A major issue is that measurements are affected by probe fields. At small scales, the probe interacts with the sample and can perturb the local state of the material. This problem will worsen, and there is great need for models that will help decouple these perturbations — the changes that the probe introduces to the materials — and either find ways to reduce the effect or extract the interaction from the probe sample. "As you get down to things like quantum dots — nanometer scale structures — this requirement becomes increasingly acute."

Another looming issue is sample preparation. Preparing samples at the nanoscale level using something like ion milling, for example, can considerably change a device structure. Therefore, the preparation and probe sample interactions must be understood in terms of the structure and properties of that very small sample of material.

Solutions require different communities of researchers to work together on these problems and, unavoidably, expensive engineering. "There's already work going on with some new tools, but model development will require significant and extensive engineering that examines the physics of these various interactions to develop models that can be used in this metrology."

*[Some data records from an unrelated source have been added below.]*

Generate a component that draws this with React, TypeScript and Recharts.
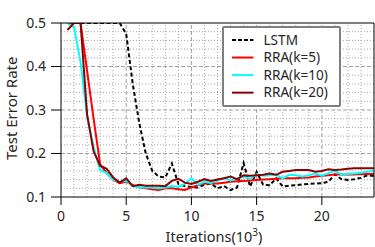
import React from 'react';
import { LineChart, Line, XAxis, YAxis, ReferenceLine, Legend } from 'recharts';

const iterations = [0.5, 1, 1.5, 2, 2.5, 3, 3.5, 4, 4.5, 5, 5.5, 6, 6.5, 7, 7.5, 8, 8.5, 9, 9.5, 10, 10.5, 11, 11.5, 12, 12.5, 13, 13.5, 14, 14.5, 15, 15.5, 16, 16.5, 17, 17.5, 18, 18.5, 19, 19.5, 20, 20.5, 21, 21.5, 22, 22.5, 23, 23.5, 24];

const lstm = [0.5, 0.5, 0.5, 0.5, 0.5, 0.5, 0.5, 0.5, 0.5, 0.475, 0.36, 0.27, 0.2, 0.16, 0.147, 0.145, 0.177, 0.13, 0.125, 0.123, 0.122, 0.128, 0.131, 0.12, 0.125, 0.116, 0.122, 0.178, 0.124, 0.158, 0.128, 0.127, 0.143, 0.124, 0.126, 0.127, 0.129, 0.13, 0.131, 0.132, 0.135, 0.152, 0.141, 0.139, 0.141, 0.144, 0.15, 0.148];

const rraK5 = [0.5, 0.5, 0.5, 0.39, 0.28, 0.175, 0.155, 0.14, 0.132, 0.135, 0.128, 0.122, 0.12, 0.118, 0.116, 0.12, 0.12, 0.118, 0.116, 0.122, 0.127, 0.131, 0.131, 0.131, 0.133, 0.135, 0.136, 0.137, 0.138, 0.139, 0.14, 0.141, 0.142, 0.143, 0.143, 0.143, 0.144, 0.145, 0.147, 0.149, 0.15, 0.152, 0.152, 0.152, 0.152, 0.153, 0.153, 0.153];

const rraK10 = [0.5, 0.49, 0.41, 0.285, 0.215, 0.162, 0.155, 0.14, 0.135, 0.137, 0.125, 0.122, 0.122, 0.122, 0.12, 0.122, 0.125, 0.123, 0.13, 0.143, 0.128, 0.135, 0.132, 0.138, 0.143, 0.138, 0.142, 0.147, 0.142, 0.152, 0.149, 0.15, 0.151, 0.143, 0.151, 0.15, 0.147, 0.15, 0.154, 0.149, 0.155, 0.16, 0.152, 0.153, 0.154, 0.156, 0.158, 0.16];

const rraK20 = [0.484, 0.5, 0.5, 0.29, 0.205, 0.172, 0.165, 0.145, 0.133, 0.143, 0.125, 0.128, 0.126, 0.126, 0.126, 0.125, 0.137, 0.142, 0.133, 0.13, 0.135, 0.141, 0.137, 0.14, 0.143, 0.147, 0.141, 0.15, 0.149, 0.15, 0.151, 0.154, 0.151, 0.158, 0.16, 0.162, 0.162, 0.162, 0.158, 0.16, 0.164, 0.162, 0.163, 0.165, 0.166, 0.166, 0.166, 0.166];

const xTicks = [0, 5, 10, 15, 20];
const yTicks = [0.1, 0.2, 0.3, 0.4, 0.5];
const xMinor = [1, 2, 3, 4, 6, 7, 8, 9, 11, 12, 13, 14, 16, 17, 18, 19, 21, 22, 23];
const yMinor = [0.12, 0.14, 0.16, 0.18, 0.22, 0.24, 0.26, 0.28, 0.32, 0.34, 0.36, 0.38, 0.42, 0.44, 0.46, 0.48];
const xMajorGrid = [5, 10, 15, 20];
const yMajorGrid = [0.2, 0.3, 0.4];

const seriesNames = ['LSTM', 'RRA(k=5)', 'RRA(k=10)', 'RRA(k=20)'];
const seriesColors = ['#000000', '#ff0000', '#00ffff', '#8b0000'];

const data = iterations.map((x, i) => ({
  x,
  lstm: lstm[i],
  k5: rraK5[i],
  k10: rraK10[i],
  k20: rraK20[i],
}));

const FONT = '"Noto Sans", "Open Sans", sans-serif';
const TEXT = '#262626';

const LegendBox = () => (
  <svg width={119} height={81} style={{ display: 'block' }}>
    <rect x={1} y={1} width={117} height={79} fill="#ffffff" stroke="#7f7f7f" strokeWidth={2} rx={1} />
    {seriesNames.map((name, i) => {
      const y = 14 + i * 17.55;
      return (
        <g key={name}>
          <line
            x1={10}
            x2={31.5}
            y1={y}
            y2={y}
            stroke={seriesColors[i]}
            strokeWidth={2}
            strokeDasharray={i === 0 ? '4 2' : undefined}
          />
          <text x={41.5} y={y + 4.8} fontSize={13.6} fontFamily={FONT} fill={TEXT}>
            {name}
          </text>
        </g>
      );
    })}
  </svg>
);

const XLabel = () => (
  <text x={214} y={241.5} textAnchor="middle" fontSize={14.5} fontFamily={FONT} fill={TEXT}>
    Iterations(10
    <tspan dy={-5.5} fontSize={10}>3</tspan>
    <tspan dy={5.5}>)</tspan>
  </text>
);

const YLabel = () => (
  <text
    x={16.8}
    y={108.3}
    transform="rotate(-90, 16.8, 108.3)"
    textAnchor="middle"
    fontSize={15}
    fontFamily={FONT}
    fill={TEXT}
  >
    Test Error Rate
  </text>
);

export default function App() {
  return (
    <div style={{ position: 'absolute', left: 0, top: 0, width: 375, height: 247, background: '#fff' }}>
      <LineChart
        width={375}
        height={247}
        data={data}
        margin={{ top: 23, right: 1, bottom: 0, left: 0 }}
        style={{ fontFamily: FONT }}
      >
        <XAxis
          dataKey="x"
          type="number"
          domain={[0, 24]}
          ticks={xTicks}
          allowDataOverflow
          height={50}
          tickSize={8}
          tickMargin={6}
          stroke="#000"
          tick={{ fill: TEXT, fontSize: 14, fontFamily: FONT }}
          label={<XLabel />}
        />
        <YAxis
          type="number"
          domain={[0.1, 0.5]}
          ticks={yTicks}
          allowDataOverflow
          width={61}
          tickSize={10}
          tickMargin={5}
          stroke="#000"
          tickFormatter={(v: number) => v.toFixed(1)}
          tick={{ fill: TEXT, fontSize: 14, fontFamily: FONT }}
          label={<YLabel />}
        />
        {xMinor.map((v) => (
          <ReferenceLine key={'xm' + v} x={v} stroke="#a8a8a8" strokeWidth={1} strokeDasharray="1 2" />
        ))}
        {yMinor.map((v) => (
          <ReferenceLine key={'ym' + v} y={v} stroke="#a8a8a8" strokeWidth={1} strokeDasharray="1 2" />
        ))}
        {xMajorGrid.map((v) => (
          <ReferenceLine key={'xM' + v} x={v} stroke="#a0a0a0" strokeWidth={1} strokeDasharray="4 2" />
        ))}
        {yMajorGrid.map((v) => (
          <ReferenceLine key={'yM' + v} y={v} stroke="#a0a0a0" strokeWidth={1} strokeDasharray="4 2" />
        ))}
        <Line dataKey="lstm" name={seriesNames[0]} stroke={seriesColors[0]} strokeWidth={2} strokeDasharray="4 2.5" dot={false} isAnimationActive={false} />
        <Line dataKey="k5" name={seriesNames[1]} stroke={seriesColors[1]} strokeWidth={2} dot={false} isAnimationActive={false} />
        <Line dataKey="k10" name={seriesNames[2]} stroke={seriesColors[2]} strokeWidth={2} dot={false} isAnimationActive={false} />
        <Line dataKey="k20" name={seriesNames[3]} stroke={seriesColors[3]} strokeWidth={2} dot={false} isAnimationActive={false} />
        <ReferenceLine y={0.5} stroke="#000" strokeWidth={1} />
        <ReferenceLine x={24} stroke="#000" strokeWidth={1} />
        <Legend
          layout="horizontal"
          verticalAlign="middle"
          align="center"
          content={() => <LegendBox />}
          wrapperStyle={{ position: 'absolute', left: 222, top: 26, width: 119, height: 81 }}
        />
      </LineChart>
    </div>
  );
}
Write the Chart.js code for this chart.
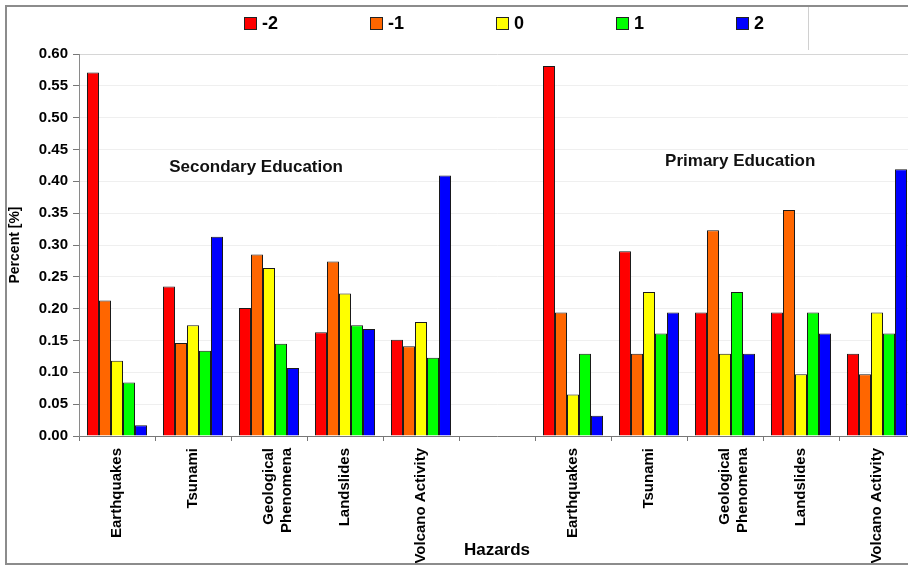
<!DOCTYPE html>
<html>
<head>
  <meta charset="utf-8" />
  <title>Hazards - Secondary / Primary Education</title>
  <script src="https://cdn.jsdelivr.net/npm/chart.js"></script>
  <style>
    html, body { margin: 0; padding: 0; background: #fff; width: 908px; height: 566px; overflow: hidden; }
    .frame {
      position: absolute; left: 5px; top: 5px;
      width: 1000px; height: 556px;
      border: 2px solid #8c8c8c; background: #fff; overflow: hidden;
    }
    .frame canvas { position: absolute; left: 0; top: 0; }
    #legend {
      position: absolute; left: 237px; top: 7px;
      display: flex; align-items: center;
      font: bold 18px "Liberation Sans", Arial, sans-serif; color: #000;
    }
    #legend .item { display: flex; align-items: center; margin-right: 92px; line-height: 18px; }
    #legend .box { width: 13px; height: 13px; box-sizing: border-box; border: 1px solid #222; margin-right: 5px; }
    .legend-edge { position: absolute; left: 801px; top: 0; width: 1px; height: 43px; background: #d0d0d0; }
  </style>
</head>
<body>
  <div class="frame">
    <canvas id="hazardsChart" width="912" height="556"></canvas>
    <div id="legend"></div>
    <div class="legend-edge"></div>
  </div>

  <script>
    // categories: Secondary Education (5), empty gap, Primary Education (5)
    const categories = [
      'Earthquakes', 'Tsunami', ['Geological', 'Phenomena'], 'Landslides', 'Volcano Activity',
      '',
      'Earthquakes', 'Tsunami', ['Geological', 'Phenomena'], 'Landslides', 'Volcano Activity'
    ];

    const seriesNames = ['-2', '-1', '0', '1', '2'];

    const minus2 = [0.571, 0.235, 0.201, 0.163, 0.151, null, 0.581, 0.290, 0.194, 0.194, 0.129];
    const minus1 = [0.213, 0.146, 0.285, 0.274, 0.141, null, 0.194, 0.129, 0.323, 0.355, 0.097];
    const zero   = [0.118, 0.174, 0.264, 0.224, 0.179, null, 0.065, 0.226, 0.129, 0.097, 0.194];
    const plus1  = [0.084, 0.134, 0.145, 0.174, 0.123, null, 0.129, 0.161, 0.226, 0.194, 0.161];
    const plus2  = [0.017, 0.313, 0.107, 0.168, 0.409, null, 0.032, 0.194, 0.129, 0.161, 0.419];

    const yMin = 0;
    const yMax = 0.6;
    const yStep = 0.05;

    const seriesValues = [minus2, minus1, zero, plus1, plus2];
    const seriesColors = ['#ff0000', '#ff6600', '#ffff00', '#00ff00', '#0000ff'];

    const fontFamily = '"Liberation Sans", Arial, sans-serif';
    Chart.defaults.font.family = fontFamily;
    Chart.defaults.color = '#000';

    // group captions, placed in data units (category index / value)
    const groupNotes = [
      { text: 'Secondary Education', at: 1.83, value: 0.422 },
      { text: 'Primary Education', at: 8.2, value: 0.431 }
    ];

    const groupNotesPlugin = {
      id: 'groupNotes',
      afterDatasetsDraw(chart) {
        const { ctx, scales: { x, y } } = chart;
        ctx.save();
        ctx.font = 'bold 17px ' + fontFamily;
        ctx.fillStyle = '#111';
        ctx.textAlign = 'center';
        ctx.textBaseline = 'middle';
        groupNotes.forEach(n => {
          ctx.fillText(n.text, x.getPixelForValue(n.at), y.getPixelForValue(n.value));
        });
        ctx.restore();
      }
    };

    const ctx = document.getElementById('hazardsChart').getContext('2d');
    const hazardsChart = new Chart(ctx, {
      type: 'bar',
      data: {
        labels: categories,
        datasets: seriesNames.map((name, i) => ({
          label: name,
          data: seriesValues[i],
          backgroundColor: seriesColors[i],
          borderColor: '#1a1a1a',
          borderWidth: 1,
          categoryPercentage: 0.79,
          barPercentage: 1.0
        }))
      },
      options: {
        responsive: false,
        animation: false,
        layout: { padding: { top: 47, right: 4, bottom: 0, left: 0 } },
        plugins: {
          legend: { display: false },
          tooltip: { enabled: false }
        },
        scales: {
          x: {
            grid: { offset: true, drawOnChartArea: false, tickLength: 5, color: '#777' },
            border: { color: '#777' },
            ticks: {
              autoSkip: false,
              minRotation: 90,
              maxRotation: 90,
              padding: 7,
              color: '#000',
              font: { size: 15, weight: 'bold', lineHeight: 1.2 }
            },
            title: {
              display: true,
              text: 'Hazards',
              color: '#000',
              font: { size: 17, weight: 'bold' },
              padding: { top: 0, bottom: 2 }
            },
            afterFit: scale => { scale.height = 127; }
          },
          y: {
            min: yMin,
            max: yMax,
            ticks: {
              stepSize: yStep,
              padding: 5,
              color: '#000',
              font: { size: 15, weight: 'bold' },
              callback: v => v.toFixed(2)
            },
            grid: {
              color: c => (c.tick && Math.abs(c.tick.value - yMax) < 1e-6) ? '#d6d6d6' : '#efefef',
              tickColor: '#777',
              tickLength: 6
            },
            border: { color: '#8a8a8a' },
            title: {
              display: true,
              text: 'Percent [%]',
              color: '#000',
              font: { size: 14, weight: 'bold' },
              padding: { top: 0, bottom: 0 }
            },
            afterFit: scale => { scale.width = 72; }
          }
        }
      },
      plugins: [groupNotesPlugin]
    });

    // html legend built from the chart's datasets
    const legendEl = document.getElementById('legend');
    hazardsChart.data.datasets.forEach(ds => {
      const item = document.createElement('div');
      item.className = 'item';
      const box = document.createElement('span');
      box.className = 'box';
      box.style.background = ds.backgroundColor;
      const txt = document.createElement('span');
      txt.textContent = ds.label;
      item.appendChild(box);
      item.appendChild(txt);
      legendEl.appendChild(item);
    });
  </script>
</body>
</html>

Thin-film magnetoresistor structures read hard disks and magnetic memory. Spin is injected from a magnetic source into silicon and manipulated by the gate before accepted or rejected by the magnetic drain. Metrology must determine electron and spin concentration, and identify factors that change spin orientation. (Source: Intel Corp.)

Garner views the sample probe interaction problem as one of the most significant issues. "Devoting effort to this would probably bring the most benefits as we migrate to nanometer scale structures," he said. "Clearly, we're looking for new tools and the ability to characterize different state variables, such as spin. The bigger issue is that if we were to get probe signals out, we would not necessarily understand what they mean, so having a model that can provide insight into the correlations of structure to concentration of carriers, concentration of polarized electrons, for example, and decouple it from the probe interaction would be very valuable."

In the electron microscopy arena, even TEMs now get all sorts of diffraction patterns in some case. Modeling is a must to understand whether this originates from the actual structure of the material itself or if it is an artifact of the electron beam being diffracted by the crystalline structure of a nanowire, for instance.

Garner's message is simple: The semiconductor metrology community must collaborate more closely with government and university researchers to develop models that will enable the decoupling of sample probe interactions at the nanometer scale for both structure and properties (including charge), and push the limits of resolution for structure and properties.


Reference
1. M. Garner "Metrology for Emerging Research Materials and Devices," International Conference on Frontiers of Characterization and Metrology for Nanoelectronics, 2007.